# THE PROBLEM:
Take the lines from the top down to and including the one with "mfc=face_c, mec=line_c, mew=2.0))" and repeat them exactly. Omit images.

::: SUPPLIED DATA

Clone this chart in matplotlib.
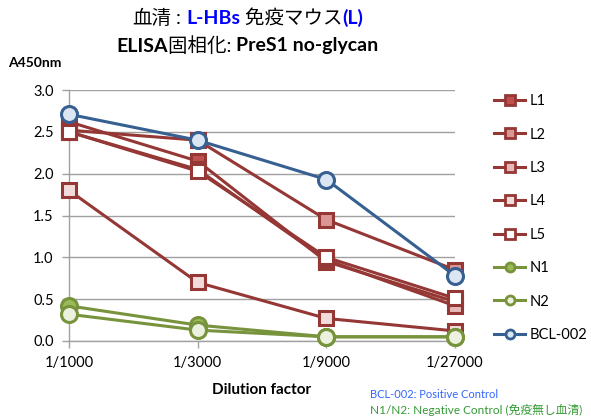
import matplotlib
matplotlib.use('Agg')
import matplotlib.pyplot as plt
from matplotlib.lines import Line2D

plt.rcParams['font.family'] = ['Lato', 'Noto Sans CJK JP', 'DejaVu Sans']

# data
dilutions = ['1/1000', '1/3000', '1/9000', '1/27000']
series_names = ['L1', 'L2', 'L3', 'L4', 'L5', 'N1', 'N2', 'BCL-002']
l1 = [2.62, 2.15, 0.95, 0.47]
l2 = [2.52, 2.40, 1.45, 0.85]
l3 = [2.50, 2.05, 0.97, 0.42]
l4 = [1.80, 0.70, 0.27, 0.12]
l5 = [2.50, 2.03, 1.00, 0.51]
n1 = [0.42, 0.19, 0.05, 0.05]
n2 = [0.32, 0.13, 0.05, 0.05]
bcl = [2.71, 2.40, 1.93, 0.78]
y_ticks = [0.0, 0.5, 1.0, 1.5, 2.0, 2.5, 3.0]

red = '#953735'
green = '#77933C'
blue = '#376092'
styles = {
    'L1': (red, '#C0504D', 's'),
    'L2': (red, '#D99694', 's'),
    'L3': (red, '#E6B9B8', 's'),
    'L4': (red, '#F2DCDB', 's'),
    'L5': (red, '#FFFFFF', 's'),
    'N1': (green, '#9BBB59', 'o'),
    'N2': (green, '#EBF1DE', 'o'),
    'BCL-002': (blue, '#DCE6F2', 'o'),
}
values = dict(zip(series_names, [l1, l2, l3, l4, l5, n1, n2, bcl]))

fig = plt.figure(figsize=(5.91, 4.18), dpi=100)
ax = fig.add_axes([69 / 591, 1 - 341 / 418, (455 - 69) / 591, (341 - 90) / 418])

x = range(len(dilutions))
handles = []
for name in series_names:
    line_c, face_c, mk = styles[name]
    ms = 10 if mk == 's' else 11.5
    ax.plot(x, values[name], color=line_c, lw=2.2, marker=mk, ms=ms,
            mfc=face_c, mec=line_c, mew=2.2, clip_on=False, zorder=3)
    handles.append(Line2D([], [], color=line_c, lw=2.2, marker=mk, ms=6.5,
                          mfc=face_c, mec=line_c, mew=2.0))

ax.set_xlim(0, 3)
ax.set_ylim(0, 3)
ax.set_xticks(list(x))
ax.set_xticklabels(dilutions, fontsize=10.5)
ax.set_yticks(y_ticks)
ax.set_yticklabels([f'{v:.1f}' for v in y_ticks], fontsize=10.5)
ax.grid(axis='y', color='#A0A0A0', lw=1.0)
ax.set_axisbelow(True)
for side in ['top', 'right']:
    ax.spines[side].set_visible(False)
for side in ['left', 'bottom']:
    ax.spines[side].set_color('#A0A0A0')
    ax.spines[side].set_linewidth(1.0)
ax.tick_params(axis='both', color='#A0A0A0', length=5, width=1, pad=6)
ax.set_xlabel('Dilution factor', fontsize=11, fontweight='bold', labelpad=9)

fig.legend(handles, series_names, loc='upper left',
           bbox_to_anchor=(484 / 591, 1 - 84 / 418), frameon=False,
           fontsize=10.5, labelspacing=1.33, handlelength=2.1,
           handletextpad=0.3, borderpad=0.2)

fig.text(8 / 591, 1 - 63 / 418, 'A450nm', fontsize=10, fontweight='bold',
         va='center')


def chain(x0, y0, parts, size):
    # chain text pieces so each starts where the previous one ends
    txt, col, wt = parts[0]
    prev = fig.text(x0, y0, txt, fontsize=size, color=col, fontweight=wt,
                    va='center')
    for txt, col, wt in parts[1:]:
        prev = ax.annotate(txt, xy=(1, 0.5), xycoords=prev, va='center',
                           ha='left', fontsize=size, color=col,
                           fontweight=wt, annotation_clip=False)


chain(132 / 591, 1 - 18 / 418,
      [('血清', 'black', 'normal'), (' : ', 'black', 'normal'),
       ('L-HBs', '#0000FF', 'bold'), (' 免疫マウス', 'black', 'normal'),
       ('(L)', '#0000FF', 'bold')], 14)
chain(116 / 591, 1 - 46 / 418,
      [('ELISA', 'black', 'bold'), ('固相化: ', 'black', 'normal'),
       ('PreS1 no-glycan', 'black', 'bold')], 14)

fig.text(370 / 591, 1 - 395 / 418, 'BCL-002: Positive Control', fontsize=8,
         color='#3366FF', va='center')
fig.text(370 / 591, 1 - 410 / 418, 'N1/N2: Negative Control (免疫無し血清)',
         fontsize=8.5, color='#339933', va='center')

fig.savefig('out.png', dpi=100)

::::::

# OUTPUT OF THE TASK:
Clone this chart in matplotlib.
import matplotlib
matplotlib.use('Agg')
import matplotlib.pyplot as plt
from matplotlib.lines import Line2D

plt.rcParams['font.family'] = ['Lato', 'Noto Sans CJK JP', 'DejaVu Sans']

# data
dilutions = ['1/1000', '1/3000', '1/9000', '1/27000']
series_names = ['L1', 'L2', 'L3', 'L4', 'L5', 'N1', 'N2', 'BCL-002']
l1 = [2.62, 2.15, 0.95, 0.47]
l2 = [2.52, 2.40, 1.45, 0.85]
l3 = [2.50, 2.05, 0.97, 0.42]
l4 = [1.80, 0.70, 0.27, 0.12]
l5 = [2.50, 2.03, 1.00, 0.51]
n1 = [0.42, 0.19, 0.05, 0.05]
n2 = [0.32, 0.13, 0.05, 0.05]
bcl = [2.71, 2.40, 1.93, 0.78]
y_ticks = [0.0, 0.5, 1.0, 1.5, 2.0, 2.5, 3.0]

red = '#953735'
green = '#77933C'
blue = '#376092'
styles = {
    'L1': (red, '#C0504D', 's'),
    'L2': (red, '#D99694', 's'),
    'L3': (red, '#E6B9B8', 's'),
    'L4': (red, '#F2DCDB', 's'),
    'L5': (red, '#FFFFFF', 's'),
    'N1': (green, '#9BBB59', 'o'),
    'N2': (green, '#EBF1DE', 'o'),
    'BCL-002': (blue, '#DCE6F2', 'o'),
}
values = dict(zip(series_names, [l1, l2, l3, l4, l5, n1, n2, bcl]))

fig = plt.figure(figsize=(5.91, 4.18), dpi=100)
ax = fig.add_axes([69 / 591, 1 - 341 / 418, (455 - 69) / 591, (341 - 90) / 418])

x = range(len(dilutions))
handles = []
for name in series_names:
    line_c, face_c, mk = styles[name]
    ms = 10 if mk == 's' else 11.5
    ax.plot(x, values[name], color=line_c, lw=2.2, marker=mk, ms=ms,
            mfc=face_c, mec=line_c, mew=2.2, clip_on=False, zorder=3)
    handles.append(Line2D([], [], color=line_c, lw=2.2, marker=mk, ms=6.5,
                          mfc=face_c, mec=line_c, mew=2.0))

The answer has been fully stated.